[Dataset excerpt start]

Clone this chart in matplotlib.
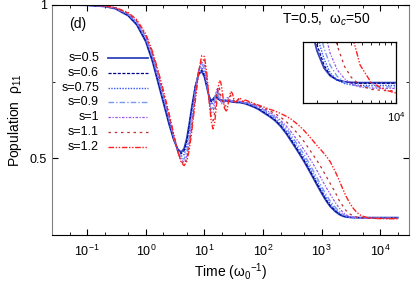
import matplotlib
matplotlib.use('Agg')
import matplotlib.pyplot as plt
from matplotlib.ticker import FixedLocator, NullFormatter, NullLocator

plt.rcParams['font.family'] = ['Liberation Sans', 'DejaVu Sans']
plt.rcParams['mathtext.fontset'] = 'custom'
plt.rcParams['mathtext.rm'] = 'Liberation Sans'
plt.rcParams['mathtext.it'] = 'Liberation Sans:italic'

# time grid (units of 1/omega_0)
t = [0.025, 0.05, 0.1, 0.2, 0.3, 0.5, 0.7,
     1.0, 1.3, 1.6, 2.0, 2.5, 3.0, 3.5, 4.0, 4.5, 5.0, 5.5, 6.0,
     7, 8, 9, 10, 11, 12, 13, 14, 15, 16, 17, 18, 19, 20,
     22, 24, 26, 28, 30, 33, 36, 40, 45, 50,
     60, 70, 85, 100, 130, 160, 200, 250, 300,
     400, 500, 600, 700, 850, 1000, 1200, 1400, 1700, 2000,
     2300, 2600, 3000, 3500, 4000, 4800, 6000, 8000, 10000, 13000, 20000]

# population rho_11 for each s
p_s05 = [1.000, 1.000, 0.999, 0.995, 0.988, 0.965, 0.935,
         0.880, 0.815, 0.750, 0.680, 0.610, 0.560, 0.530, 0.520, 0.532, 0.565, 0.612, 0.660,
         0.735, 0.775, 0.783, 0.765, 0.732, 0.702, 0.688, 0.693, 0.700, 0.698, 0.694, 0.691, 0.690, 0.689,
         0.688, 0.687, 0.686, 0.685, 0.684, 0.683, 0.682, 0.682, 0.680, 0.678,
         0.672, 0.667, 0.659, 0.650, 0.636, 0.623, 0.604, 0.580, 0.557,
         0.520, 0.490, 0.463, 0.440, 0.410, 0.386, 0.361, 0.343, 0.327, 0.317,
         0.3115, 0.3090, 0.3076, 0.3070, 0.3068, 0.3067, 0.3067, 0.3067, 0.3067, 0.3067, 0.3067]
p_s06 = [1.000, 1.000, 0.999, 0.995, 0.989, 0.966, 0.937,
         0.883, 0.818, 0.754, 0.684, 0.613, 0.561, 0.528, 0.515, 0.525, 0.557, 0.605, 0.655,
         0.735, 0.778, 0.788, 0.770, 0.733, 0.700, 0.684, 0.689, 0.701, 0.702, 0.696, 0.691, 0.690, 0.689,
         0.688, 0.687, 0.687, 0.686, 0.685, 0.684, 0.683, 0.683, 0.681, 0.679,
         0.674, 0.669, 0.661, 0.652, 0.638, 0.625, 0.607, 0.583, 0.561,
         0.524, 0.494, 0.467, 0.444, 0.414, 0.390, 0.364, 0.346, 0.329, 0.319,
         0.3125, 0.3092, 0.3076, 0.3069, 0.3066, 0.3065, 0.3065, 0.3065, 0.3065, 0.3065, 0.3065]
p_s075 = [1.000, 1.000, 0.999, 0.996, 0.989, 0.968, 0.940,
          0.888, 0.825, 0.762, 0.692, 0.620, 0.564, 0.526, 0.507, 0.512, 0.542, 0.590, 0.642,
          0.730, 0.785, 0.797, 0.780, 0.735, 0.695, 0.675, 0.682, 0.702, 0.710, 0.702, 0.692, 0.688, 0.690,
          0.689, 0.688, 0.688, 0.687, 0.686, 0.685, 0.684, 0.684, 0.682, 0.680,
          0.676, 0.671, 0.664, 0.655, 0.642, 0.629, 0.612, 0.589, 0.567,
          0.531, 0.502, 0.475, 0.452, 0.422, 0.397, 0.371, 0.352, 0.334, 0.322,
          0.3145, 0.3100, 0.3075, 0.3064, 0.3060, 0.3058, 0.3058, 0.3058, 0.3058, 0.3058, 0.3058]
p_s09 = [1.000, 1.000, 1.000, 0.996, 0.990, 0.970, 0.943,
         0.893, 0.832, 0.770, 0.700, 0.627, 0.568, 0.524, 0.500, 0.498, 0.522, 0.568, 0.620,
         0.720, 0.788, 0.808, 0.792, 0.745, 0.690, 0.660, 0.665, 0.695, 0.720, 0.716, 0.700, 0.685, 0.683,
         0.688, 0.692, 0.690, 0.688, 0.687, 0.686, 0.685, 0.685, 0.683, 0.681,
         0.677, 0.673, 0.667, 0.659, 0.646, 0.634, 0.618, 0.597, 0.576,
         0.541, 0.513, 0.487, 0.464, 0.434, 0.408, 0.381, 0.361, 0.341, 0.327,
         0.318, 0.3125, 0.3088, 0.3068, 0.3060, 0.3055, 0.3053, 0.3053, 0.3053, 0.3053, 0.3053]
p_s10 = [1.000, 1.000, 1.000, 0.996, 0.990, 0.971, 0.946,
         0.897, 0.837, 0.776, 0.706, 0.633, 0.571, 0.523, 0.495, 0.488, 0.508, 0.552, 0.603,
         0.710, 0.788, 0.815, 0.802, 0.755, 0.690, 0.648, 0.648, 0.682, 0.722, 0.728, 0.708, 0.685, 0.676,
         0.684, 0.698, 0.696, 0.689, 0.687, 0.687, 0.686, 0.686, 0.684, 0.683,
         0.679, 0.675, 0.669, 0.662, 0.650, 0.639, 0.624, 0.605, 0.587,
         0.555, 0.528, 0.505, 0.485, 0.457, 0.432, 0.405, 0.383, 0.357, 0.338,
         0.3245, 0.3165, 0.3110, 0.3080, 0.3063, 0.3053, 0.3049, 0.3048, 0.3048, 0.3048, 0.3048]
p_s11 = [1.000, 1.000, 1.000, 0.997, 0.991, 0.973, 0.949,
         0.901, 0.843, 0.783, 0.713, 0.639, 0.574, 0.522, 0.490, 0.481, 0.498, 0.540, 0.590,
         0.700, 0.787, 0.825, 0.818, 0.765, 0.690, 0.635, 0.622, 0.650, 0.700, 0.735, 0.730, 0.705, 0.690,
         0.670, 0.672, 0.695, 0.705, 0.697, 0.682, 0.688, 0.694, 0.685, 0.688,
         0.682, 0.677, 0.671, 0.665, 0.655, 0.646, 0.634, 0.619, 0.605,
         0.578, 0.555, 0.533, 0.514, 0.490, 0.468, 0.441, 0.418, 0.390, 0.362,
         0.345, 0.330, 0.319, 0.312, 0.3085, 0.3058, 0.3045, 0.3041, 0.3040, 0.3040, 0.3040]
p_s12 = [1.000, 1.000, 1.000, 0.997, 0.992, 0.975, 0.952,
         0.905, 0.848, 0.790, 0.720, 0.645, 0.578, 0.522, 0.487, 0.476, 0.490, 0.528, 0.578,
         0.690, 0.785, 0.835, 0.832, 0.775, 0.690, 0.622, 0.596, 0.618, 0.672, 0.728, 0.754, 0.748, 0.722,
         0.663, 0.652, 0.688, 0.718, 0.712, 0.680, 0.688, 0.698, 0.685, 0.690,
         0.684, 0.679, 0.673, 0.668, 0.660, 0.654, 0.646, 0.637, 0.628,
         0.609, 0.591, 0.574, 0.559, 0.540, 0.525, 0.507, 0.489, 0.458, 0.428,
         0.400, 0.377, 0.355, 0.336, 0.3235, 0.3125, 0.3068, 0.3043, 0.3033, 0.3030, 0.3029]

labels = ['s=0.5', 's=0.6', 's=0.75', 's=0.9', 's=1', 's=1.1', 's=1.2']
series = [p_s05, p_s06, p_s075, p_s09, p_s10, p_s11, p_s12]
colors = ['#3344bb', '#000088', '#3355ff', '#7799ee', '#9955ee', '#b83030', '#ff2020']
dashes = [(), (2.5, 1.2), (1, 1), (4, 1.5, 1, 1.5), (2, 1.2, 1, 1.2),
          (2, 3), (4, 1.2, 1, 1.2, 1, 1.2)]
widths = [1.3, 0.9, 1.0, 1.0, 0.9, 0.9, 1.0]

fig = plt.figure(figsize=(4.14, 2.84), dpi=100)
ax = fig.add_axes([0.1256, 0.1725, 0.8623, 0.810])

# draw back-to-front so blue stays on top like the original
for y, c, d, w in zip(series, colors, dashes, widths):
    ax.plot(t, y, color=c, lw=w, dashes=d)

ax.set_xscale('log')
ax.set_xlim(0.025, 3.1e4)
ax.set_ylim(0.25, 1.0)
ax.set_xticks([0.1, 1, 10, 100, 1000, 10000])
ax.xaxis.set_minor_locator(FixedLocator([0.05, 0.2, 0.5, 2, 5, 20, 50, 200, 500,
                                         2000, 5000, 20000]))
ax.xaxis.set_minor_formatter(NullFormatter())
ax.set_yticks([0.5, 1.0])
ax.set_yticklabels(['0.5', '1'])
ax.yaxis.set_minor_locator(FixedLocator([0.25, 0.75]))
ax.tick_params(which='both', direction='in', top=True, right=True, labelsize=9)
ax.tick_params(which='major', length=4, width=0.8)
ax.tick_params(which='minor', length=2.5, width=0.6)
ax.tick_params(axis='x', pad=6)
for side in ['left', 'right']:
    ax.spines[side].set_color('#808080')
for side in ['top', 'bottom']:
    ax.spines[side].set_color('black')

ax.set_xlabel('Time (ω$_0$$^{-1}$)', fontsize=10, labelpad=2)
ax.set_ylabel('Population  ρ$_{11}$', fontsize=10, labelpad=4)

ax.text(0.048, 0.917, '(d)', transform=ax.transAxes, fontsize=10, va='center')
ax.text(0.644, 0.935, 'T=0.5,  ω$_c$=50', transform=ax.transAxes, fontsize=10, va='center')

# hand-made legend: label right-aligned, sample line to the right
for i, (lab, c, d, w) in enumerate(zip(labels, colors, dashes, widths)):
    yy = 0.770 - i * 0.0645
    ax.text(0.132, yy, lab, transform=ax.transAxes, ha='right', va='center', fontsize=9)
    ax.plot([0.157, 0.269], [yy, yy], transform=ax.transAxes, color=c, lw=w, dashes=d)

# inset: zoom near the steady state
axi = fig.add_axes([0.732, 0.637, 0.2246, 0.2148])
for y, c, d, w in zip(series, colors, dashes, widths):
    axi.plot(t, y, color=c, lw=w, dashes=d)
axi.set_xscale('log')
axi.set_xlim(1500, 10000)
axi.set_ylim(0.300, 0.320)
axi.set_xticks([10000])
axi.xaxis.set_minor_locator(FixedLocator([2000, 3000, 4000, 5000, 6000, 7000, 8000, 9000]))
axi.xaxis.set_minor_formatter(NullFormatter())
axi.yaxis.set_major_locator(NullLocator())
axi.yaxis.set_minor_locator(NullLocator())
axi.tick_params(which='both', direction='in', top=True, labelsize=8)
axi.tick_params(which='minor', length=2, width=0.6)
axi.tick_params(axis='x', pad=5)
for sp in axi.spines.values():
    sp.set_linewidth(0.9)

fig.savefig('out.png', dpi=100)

[Dataset excerpt end]

Write out again, exactly, the lines from the start of the listing up to the line containing "10000, 13000, 20000]", with both ends and without pictures.

**Task output:**
Clone this chart in matplotlib.
import matplotlib
matplotlib.use('Agg')
import matplotlib.pyplot as plt
from matplotlib.ticker import FixedLocator, NullFormatter, NullLocator

plt.rcParams['font.family'] = ['Liberation Sans', 'DejaVu Sans']
plt.rcParams['mathtext.fontset'] = 'custom'
plt.rcParams['mathtext.rm'] = 'Liberation Sans'
plt.rcParams['mathtext.it'] = 'Liberation Sans:italic'

# time grid (units of 1/omega_0)
t = [0.025, 0.05, 0.1, 0.2, 0.3, 0.5, 0.7,
     1.0, 1.3, 1.6, 2.0, 2.5, 3.0, 3.5, 4.0, 4.5, 5.0, 5.5, 6.0,
     7, 8, 9, 10, 11, 12, 13, 14, 15, 16, 17, 18, 19, 20,
     22, 24, 26, 28, 30, 33, 36, 40, 45, 50,
     60, 70, 85, 100, 130, 160, 200, 250, 300,
     400, 500, 600, 700, 850, 1000, 1200, 1400, 1700, 2000,
     2300, 2600, 3000, 3500, 4000, 4800, 6000, 8000, 10000, 13000, 20000]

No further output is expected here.